BEGIN RECORDS
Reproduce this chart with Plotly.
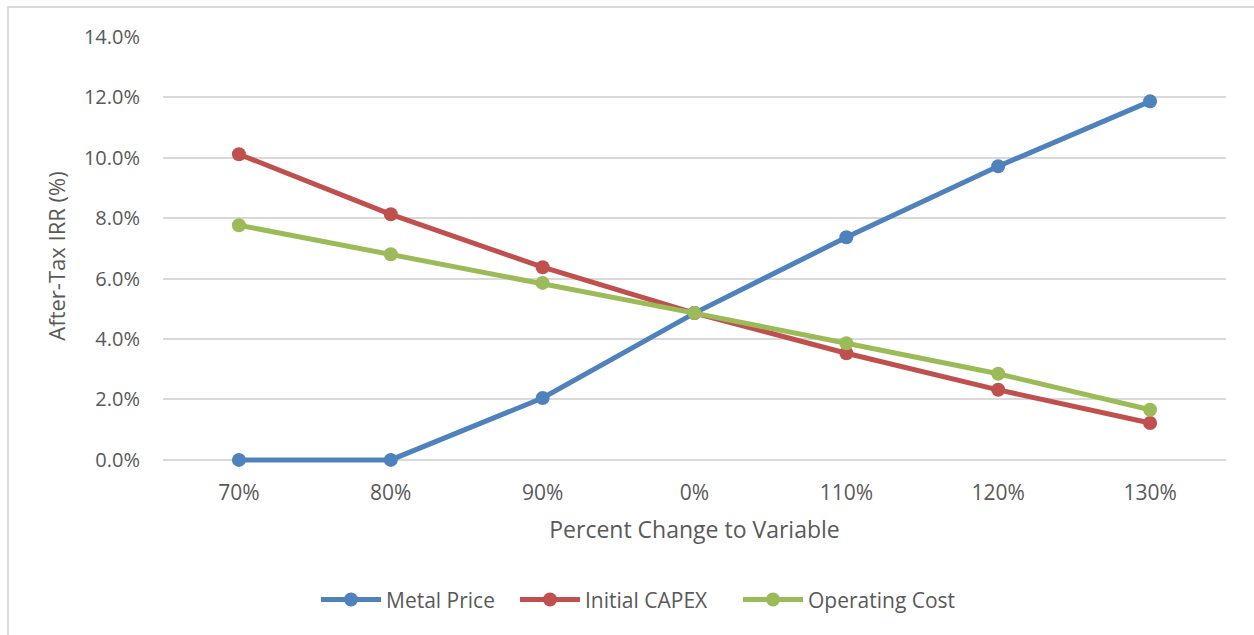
END RECORDS
BEGIN RECORDS
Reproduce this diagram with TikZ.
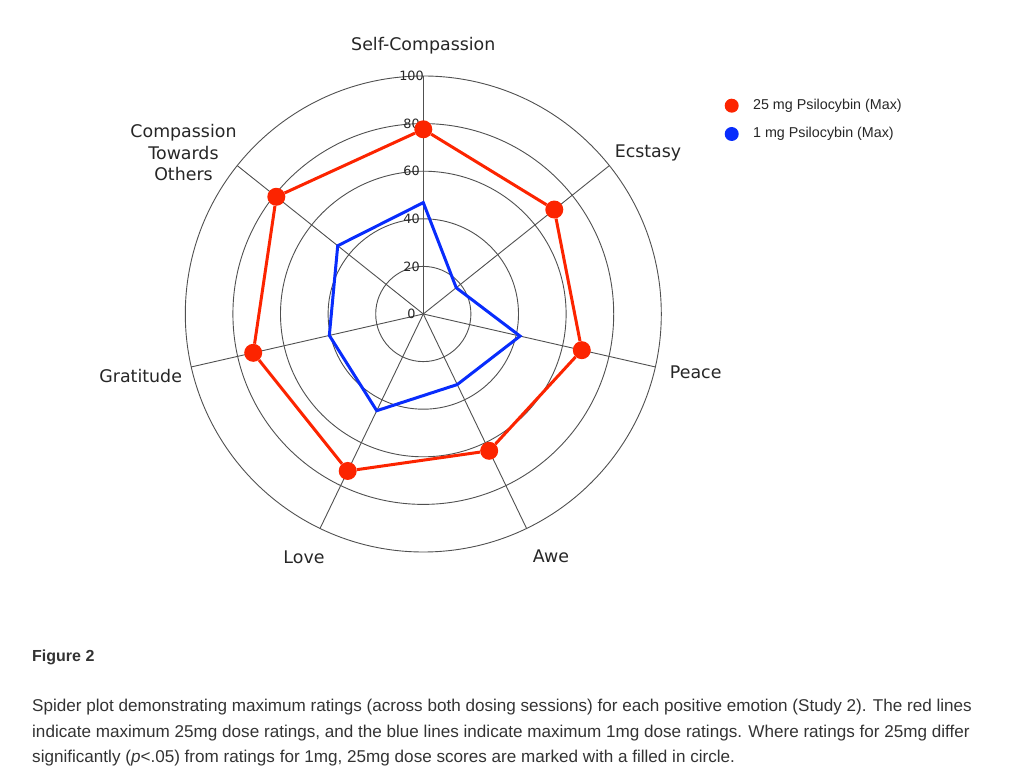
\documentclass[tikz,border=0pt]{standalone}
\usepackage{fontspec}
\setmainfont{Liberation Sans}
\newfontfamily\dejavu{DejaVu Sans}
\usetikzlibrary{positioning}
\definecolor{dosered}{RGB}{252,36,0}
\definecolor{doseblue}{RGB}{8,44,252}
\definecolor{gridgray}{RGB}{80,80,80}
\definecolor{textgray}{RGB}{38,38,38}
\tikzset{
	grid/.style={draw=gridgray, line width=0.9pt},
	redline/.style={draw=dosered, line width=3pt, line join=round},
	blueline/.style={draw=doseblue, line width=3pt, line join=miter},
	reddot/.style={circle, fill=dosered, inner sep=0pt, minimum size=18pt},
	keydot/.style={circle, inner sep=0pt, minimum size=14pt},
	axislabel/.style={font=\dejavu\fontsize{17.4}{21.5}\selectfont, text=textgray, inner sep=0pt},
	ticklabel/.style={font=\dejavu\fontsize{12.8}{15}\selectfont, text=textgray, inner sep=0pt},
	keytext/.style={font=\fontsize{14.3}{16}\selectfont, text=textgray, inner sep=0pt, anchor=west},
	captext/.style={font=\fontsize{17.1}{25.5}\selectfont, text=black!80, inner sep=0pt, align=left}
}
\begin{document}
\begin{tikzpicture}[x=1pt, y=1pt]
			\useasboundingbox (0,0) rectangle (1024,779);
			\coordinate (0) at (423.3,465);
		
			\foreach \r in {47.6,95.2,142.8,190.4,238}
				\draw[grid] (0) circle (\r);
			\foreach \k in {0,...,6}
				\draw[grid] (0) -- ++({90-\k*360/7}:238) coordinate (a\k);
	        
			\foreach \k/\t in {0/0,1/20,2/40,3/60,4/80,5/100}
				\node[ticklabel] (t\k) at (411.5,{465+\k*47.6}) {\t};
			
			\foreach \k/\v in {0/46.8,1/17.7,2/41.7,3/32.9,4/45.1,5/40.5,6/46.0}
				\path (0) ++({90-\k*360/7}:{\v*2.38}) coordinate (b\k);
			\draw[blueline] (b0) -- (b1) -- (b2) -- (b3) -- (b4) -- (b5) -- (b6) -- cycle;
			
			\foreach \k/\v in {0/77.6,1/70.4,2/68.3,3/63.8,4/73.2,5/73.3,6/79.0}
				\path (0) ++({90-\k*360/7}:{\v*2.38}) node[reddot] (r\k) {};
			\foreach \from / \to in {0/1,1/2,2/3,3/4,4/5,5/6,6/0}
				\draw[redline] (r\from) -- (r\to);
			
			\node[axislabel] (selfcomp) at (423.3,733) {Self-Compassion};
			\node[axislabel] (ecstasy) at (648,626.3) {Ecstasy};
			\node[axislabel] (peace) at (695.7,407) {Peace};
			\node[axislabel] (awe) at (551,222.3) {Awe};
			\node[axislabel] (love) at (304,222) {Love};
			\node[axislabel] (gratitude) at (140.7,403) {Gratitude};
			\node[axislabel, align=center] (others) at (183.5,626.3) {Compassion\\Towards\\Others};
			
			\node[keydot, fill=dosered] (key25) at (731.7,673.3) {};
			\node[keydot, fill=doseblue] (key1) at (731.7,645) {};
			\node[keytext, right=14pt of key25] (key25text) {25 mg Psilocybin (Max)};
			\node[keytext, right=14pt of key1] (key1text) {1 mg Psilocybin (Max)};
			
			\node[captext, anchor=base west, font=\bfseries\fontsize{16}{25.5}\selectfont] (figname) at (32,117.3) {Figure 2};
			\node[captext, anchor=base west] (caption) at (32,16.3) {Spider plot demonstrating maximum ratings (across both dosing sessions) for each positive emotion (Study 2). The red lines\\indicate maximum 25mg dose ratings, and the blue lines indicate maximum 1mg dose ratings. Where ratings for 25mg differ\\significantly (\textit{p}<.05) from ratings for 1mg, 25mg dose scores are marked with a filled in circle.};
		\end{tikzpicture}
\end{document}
END RECORDS
BEGIN RECORDS
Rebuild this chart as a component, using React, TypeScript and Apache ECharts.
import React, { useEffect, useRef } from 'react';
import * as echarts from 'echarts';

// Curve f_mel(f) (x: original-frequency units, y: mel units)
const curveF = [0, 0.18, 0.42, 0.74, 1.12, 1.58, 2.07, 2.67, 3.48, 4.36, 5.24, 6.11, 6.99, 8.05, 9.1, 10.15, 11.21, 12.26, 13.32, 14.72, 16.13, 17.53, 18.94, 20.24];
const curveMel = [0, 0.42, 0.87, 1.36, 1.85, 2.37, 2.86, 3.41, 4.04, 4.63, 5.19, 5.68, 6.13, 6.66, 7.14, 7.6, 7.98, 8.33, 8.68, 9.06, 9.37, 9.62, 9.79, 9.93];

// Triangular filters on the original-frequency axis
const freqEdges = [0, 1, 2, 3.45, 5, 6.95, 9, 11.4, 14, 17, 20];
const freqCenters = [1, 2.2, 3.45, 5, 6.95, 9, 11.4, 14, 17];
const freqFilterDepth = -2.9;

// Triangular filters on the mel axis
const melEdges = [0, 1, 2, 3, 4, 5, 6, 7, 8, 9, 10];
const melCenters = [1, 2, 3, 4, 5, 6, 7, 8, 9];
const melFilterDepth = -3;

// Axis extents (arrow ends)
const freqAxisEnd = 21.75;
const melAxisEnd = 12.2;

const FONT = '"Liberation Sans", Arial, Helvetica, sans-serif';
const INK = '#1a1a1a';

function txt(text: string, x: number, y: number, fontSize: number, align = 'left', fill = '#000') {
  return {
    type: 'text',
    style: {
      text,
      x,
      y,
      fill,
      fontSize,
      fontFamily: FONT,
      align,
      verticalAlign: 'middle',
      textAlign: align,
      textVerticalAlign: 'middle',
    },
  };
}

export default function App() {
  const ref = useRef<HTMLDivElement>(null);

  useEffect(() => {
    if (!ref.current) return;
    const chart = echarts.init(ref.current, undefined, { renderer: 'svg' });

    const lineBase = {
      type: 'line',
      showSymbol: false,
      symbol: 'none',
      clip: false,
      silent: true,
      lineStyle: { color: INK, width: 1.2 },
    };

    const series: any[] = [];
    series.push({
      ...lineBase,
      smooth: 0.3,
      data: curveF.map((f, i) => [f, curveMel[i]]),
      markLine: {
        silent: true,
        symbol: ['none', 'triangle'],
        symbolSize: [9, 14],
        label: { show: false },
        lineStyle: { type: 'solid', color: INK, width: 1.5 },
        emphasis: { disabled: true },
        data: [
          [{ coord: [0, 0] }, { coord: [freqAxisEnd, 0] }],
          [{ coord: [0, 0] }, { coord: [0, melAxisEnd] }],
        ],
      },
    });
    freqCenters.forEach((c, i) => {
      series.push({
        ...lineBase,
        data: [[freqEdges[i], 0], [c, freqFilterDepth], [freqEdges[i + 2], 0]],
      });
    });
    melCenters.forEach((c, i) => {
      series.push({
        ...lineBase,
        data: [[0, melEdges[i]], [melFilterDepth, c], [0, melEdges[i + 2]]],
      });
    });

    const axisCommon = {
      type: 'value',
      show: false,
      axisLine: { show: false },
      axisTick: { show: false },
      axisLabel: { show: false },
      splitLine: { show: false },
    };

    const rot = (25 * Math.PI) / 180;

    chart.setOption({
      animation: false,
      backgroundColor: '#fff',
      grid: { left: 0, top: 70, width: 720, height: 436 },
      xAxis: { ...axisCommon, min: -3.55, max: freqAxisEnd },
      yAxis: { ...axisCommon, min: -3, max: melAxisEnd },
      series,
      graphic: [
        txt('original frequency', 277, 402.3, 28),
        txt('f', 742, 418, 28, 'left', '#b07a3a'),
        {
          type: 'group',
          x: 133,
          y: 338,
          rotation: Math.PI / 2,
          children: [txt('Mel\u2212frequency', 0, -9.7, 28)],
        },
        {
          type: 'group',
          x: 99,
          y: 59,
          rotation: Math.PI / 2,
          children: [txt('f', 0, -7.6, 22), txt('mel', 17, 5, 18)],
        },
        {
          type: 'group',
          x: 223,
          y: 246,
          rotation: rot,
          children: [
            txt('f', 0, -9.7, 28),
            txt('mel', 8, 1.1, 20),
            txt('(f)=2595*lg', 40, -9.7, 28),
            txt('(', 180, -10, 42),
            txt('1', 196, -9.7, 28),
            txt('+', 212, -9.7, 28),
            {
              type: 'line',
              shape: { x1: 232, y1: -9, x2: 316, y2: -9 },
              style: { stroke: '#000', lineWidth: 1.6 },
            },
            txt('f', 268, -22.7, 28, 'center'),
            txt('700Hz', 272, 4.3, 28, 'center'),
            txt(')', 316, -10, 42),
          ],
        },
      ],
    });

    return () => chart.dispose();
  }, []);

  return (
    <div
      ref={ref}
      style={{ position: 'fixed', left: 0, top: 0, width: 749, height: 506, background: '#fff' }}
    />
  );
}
END RECORDS
◆ PROBLEM STATEMENT ◆
Output word for word the lines running from the one containing "Reproduce this diagram with TikZ." to the one containing "(b6) -- cycle;", both included, leaving out the pictures.

◆ FINISHED EXERCISE ◆
Reproduce this diagram with TikZ.
\documentclass[tikz,border=0pt]{standalone}
\usepackage{fontspec}
\setmainfont{Liberation Sans}
\newfontfamily\dejavu{DejaVu Sans}
\usetikzlibrary{positioning}
\definecolor{dosered}{RGB}{252,36,0}
\definecolor{doseblue}{RGB}{8,44,252}
\definecolor{gridgray}{RGB}{80,80,80}
\definecolor{textgray}{RGB}{38,38,38}
\tikzset{
	grid/.style={draw=gridgray, line width=0.9pt},
	redline/.style={draw=dosered, line width=3pt, line join=round},
	blueline/.style={draw=doseblue, line width=3pt, line join=miter},
	reddot/.style={circle, fill=dosered, inner sep=0pt, minimum size=18pt},
	keydot/.style={circle, inner sep=0pt, minimum size=14pt},
	axislabel/.style={font=\dejavu\fontsize{17.4}{21.5}\selectfont, text=textgray, inner sep=0pt},
	ticklabel/.style={font=\dejavu\fontsize{12.8}{15}\selectfont, text=textgray, inner sep=0pt},
	keytext/.style={font=\fontsize{14.3}{16}\selectfont, text=textgray, inner sep=0pt, anchor=west},
	captext/.style={font=\fontsize{17.1}{25.5}\selectfont, text=black!80, inner sep=0pt, align=left}
}
\begin{document}
\begin{tikzpicture}[x=1pt, y=1pt]
			\useasboundingbox (0,0) rectangle (1024,779);
			\coordinate (0) at (423.3,465);
		
			\foreach \r in {47.6,95.2,142.8,190.4,238}
				\draw[grid] (0) circle (\r);
			\foreach \k in {0,...,6}
				\draw[grid] (0) -- ++({90-\k*360/7}:238) coordinate (a\k);
	        
			\foreach \k/\t in {0/0,1/20,2/40,3/60,4/80,5/100}
				\node[ticklabel] (t\k) at (411.5,{465+\k*47.6}) {\t};
			
			\foreach \k/\v in {0/46.8,1/17.7,2/41.7,3/32.9,4/45.1,5/40.5,6/46.0}
				\path (0) ++({90-\k*360/7}:{\v*2.38}) coordinate (b\k);
			\draw[blueline] (b0) -- (b1) -- (b2) -- (b3) -- (b4) -- (b5) -- (b6) -- cycle;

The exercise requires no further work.